Jangka kuliahku sudah tidak lama lagi. Jangka kebersamaan dengan teman-teman dan sahabat juga. Walaupun pernah ada suatu hal yang memisahkan hubungan persahabatan kami, sebenarnya kasih kami masih tertaut tanpa orang-orang sadari. Sekarang aku hanya ingin menikmati waktu yang tersisa. Teman-temanku nantinya akan punya kehidupan baru, aku akan punya pekerjaan baru. Aku akan mewujudkan mimpi-mimpiku, seperti pergi ke Paris, memiliki rumah di Bali, dan lain-lain. Sekarang aku ingin menggunakan waktuku untuk mengembangkan diriku. Aku ingin mengusahakan diriku sebaik mungkin--walaupun kini aku sudah menjadi orang baik dengan hati yang baik (in my very humble opinion).


Aku tidak ingin menyia-menyiakan lebih banyak waktu. Aku takut kehabisan waktu, maka; demi waktu yang tersisa, aku akan mengumpulkan kebahagiaan untuk dijadikan kompilasi rindu. Dan demi waktu yang tersisa, aku ingin berkumpul bersama orang-orang tercinta yang memberi arti bagi setiap menit di hidupku, selama waktu belum melambat.

*****

28 September kemarin aku berulang tahun yang ke-22. Aku mendapat banyak ucapan dan doa dari teman-teman. Dari sekian banyak ucapan, ada satu ucapan yang hampir membuatku meneteskan air mata, dari kakakku. Dia berharap aku tidak pernah tumbuh. Dia juga bilang kalau dia masih ingat masa kecil kami. Dan sekarang adik laki-lakinya menjadi pria dewasa. Hanya dengan kalimat seperti itu dia berhasil mengajakku terbang ke belakang, mengingat masa-masa yang telah lama lalu--walaupun terasanya masih seperti baru. Aku masih merasa seperti anak laki-laki itu.

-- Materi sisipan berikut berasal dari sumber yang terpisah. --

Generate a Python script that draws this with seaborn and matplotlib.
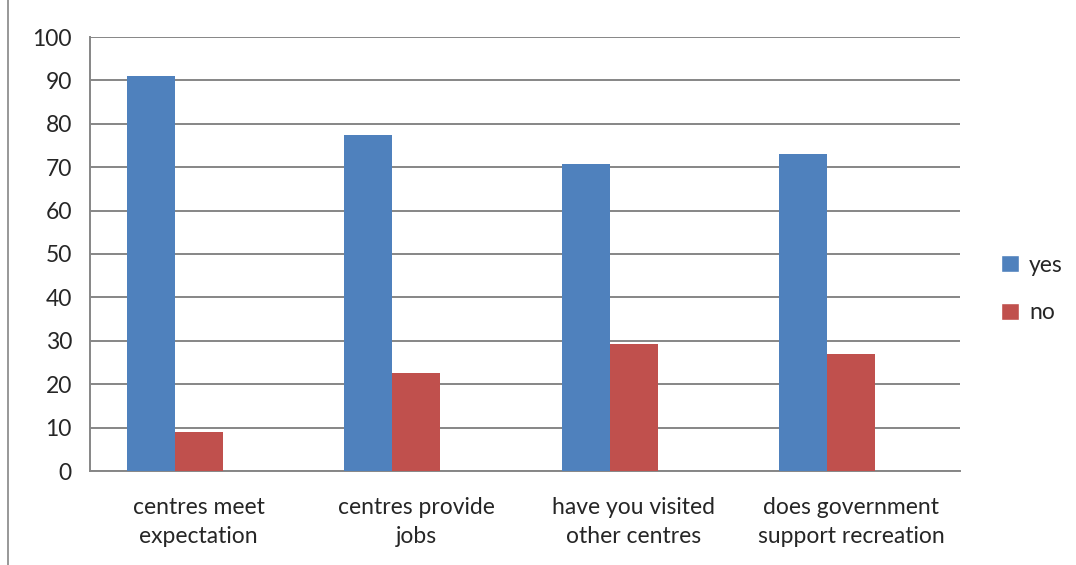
import matplotlib
matplotlib.use("Agg")
import matplotlib.pyplot as plt
import seaborn as sns
import pandas as pd
import numpy as np
from matplotlib.patches import Patch, Rectangle

categories = ["centres meet\nexpectation", "centres provide\njobs",
              "have you visited\nother centres", "does government\nsupport recreation"]
yes_vals = [90.9, 77.5, 70.8, 73.0]
no_vals = [9.1, 22.5, 29.2, 27.0]
series = ["yes", "no", " "]
colors = ["#4F81BD", "#C0504D", "#9BBB59"]
y_ticks = [0, 10, 20, 30, 40, 50, 60, 70, 80, 90, 100]

df = pd.DataFrame({
    "cat": categories * 3,
    "series": ["yes"] * 4 + ["no"] * 4 + [" "] * 4,
    "val": yes_vals + no_vals + [np.nan] * 4,
})

sns.set_style("white")
plt.rcParams["font.family"] = ["Lato", "DejaVu Sans"]

fig = plt.figure(figsize=(10.76, 5.65), dpi=100)
ax = fig.add_axes([90 / 1076, 1 - 471 / 565, 870 / 1076, 434 / 565])

sns.barplot(data=df, x="cat", y="val", hue="series", hue_order=series,
            palette=colors, saturation=1, width=0.66, gap=0, ax=ax, legend=False,
            edgecolor="none", linewidth=0, errorbar=None, zorder=3)

ax.set_ylim(0, 100)
ax.set_xlim(-0.5, 3.5)
ax.set_yticks(y_ticks)
ax.set_yticklabels([str(t) for t in y_ticks], fontsize=16.5)
ax.set_xlabel("")
ax.set_ylabel("")
ax.yaxis.grid(True, color="#868686", linewidth=1.4, zorder=0)
ax.set_axisbelow(True)

ax.set_xticks([0, 1, 2, 3])
ax.set_xticklabels(categories, fontsize=16.5, linespacing=1.45)
ax.tick_params(axis="x", length=0, pad=19)
ax.set_xticks([-0.5, 0.5, 1.5, 2.5, 3.5], minor=True)
ax.tick_params(axis="x", which="minor", length=8, color="#868686", width=1.2, direction="out")
ax.tick_params(axis="y", length=8, color="#868686", width=1.2, direction="out", pad=5)

for s in ["top", "right"]:
    ax.spines[s].set_visible(False)
for s in ["left", "bottom"]:
    ax.spines[s].set_color("#868686")
    ax.spines[s].set_linewidth(1.4)

handles = [Patch(facecolor=colors[0], label="yes"), Patch(facecolor=colors[1], label="no")]
fig.legend(handles=handles, loc="center left", bbox_to_anchor=(990 / 1076, 1 - 289 / 565),
           frameon=False, fontsize=16.5, handlelength=0.75, handleheight=0.75,
           handletextpad=0.45, labelspacing=1.15, borderpad=0)

fig.patches.append(Rectangle((8 / 1076, -0.01), 1.1, 1.05, transform=fig.transFigure,
                             fill=False, edgecolor="#868686", linewidth=1.2))

fig.savefig("out.png", dpi=100)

Seperti seorang kakak yang masih ingin bermain bersama adiknya, pun seperti orang tua yang keberatan anaknya tumbuh dewasa, yang nantinya harus berpisah dengan mereka karena punya kehidupan sendiri. Waktu mengubah seseorang.

Epilog:
Kelak ketika dunia sudah semakin maju, akan diciptakan sebuah alat bernama mesin waktu. Nanti aku akan membeli mesin itu. Aku akan mengunjungi masa 22-ku dan bercanda dengan kalian seperti sedia kala. Aku juga akan mengunjungi masa kecilku ketika aku masih sering bergulat dengan kakakku. Aku akan mengunjungi orang-orang yang telah tiada di zaman mesin waktu, sekedar mengucap maaf karena kebodohan-kebodohan di masa lalu. Mengucap maaf pada mereka yang masih menerimaku (walau kadang terganggu oleh kelakuanku, haha). Dan pada pencari bakat yang telah menaruh ekspektasi besar padaku. Oh iya, kepada yang sering kusia-siakan; maafkan aku, waktu.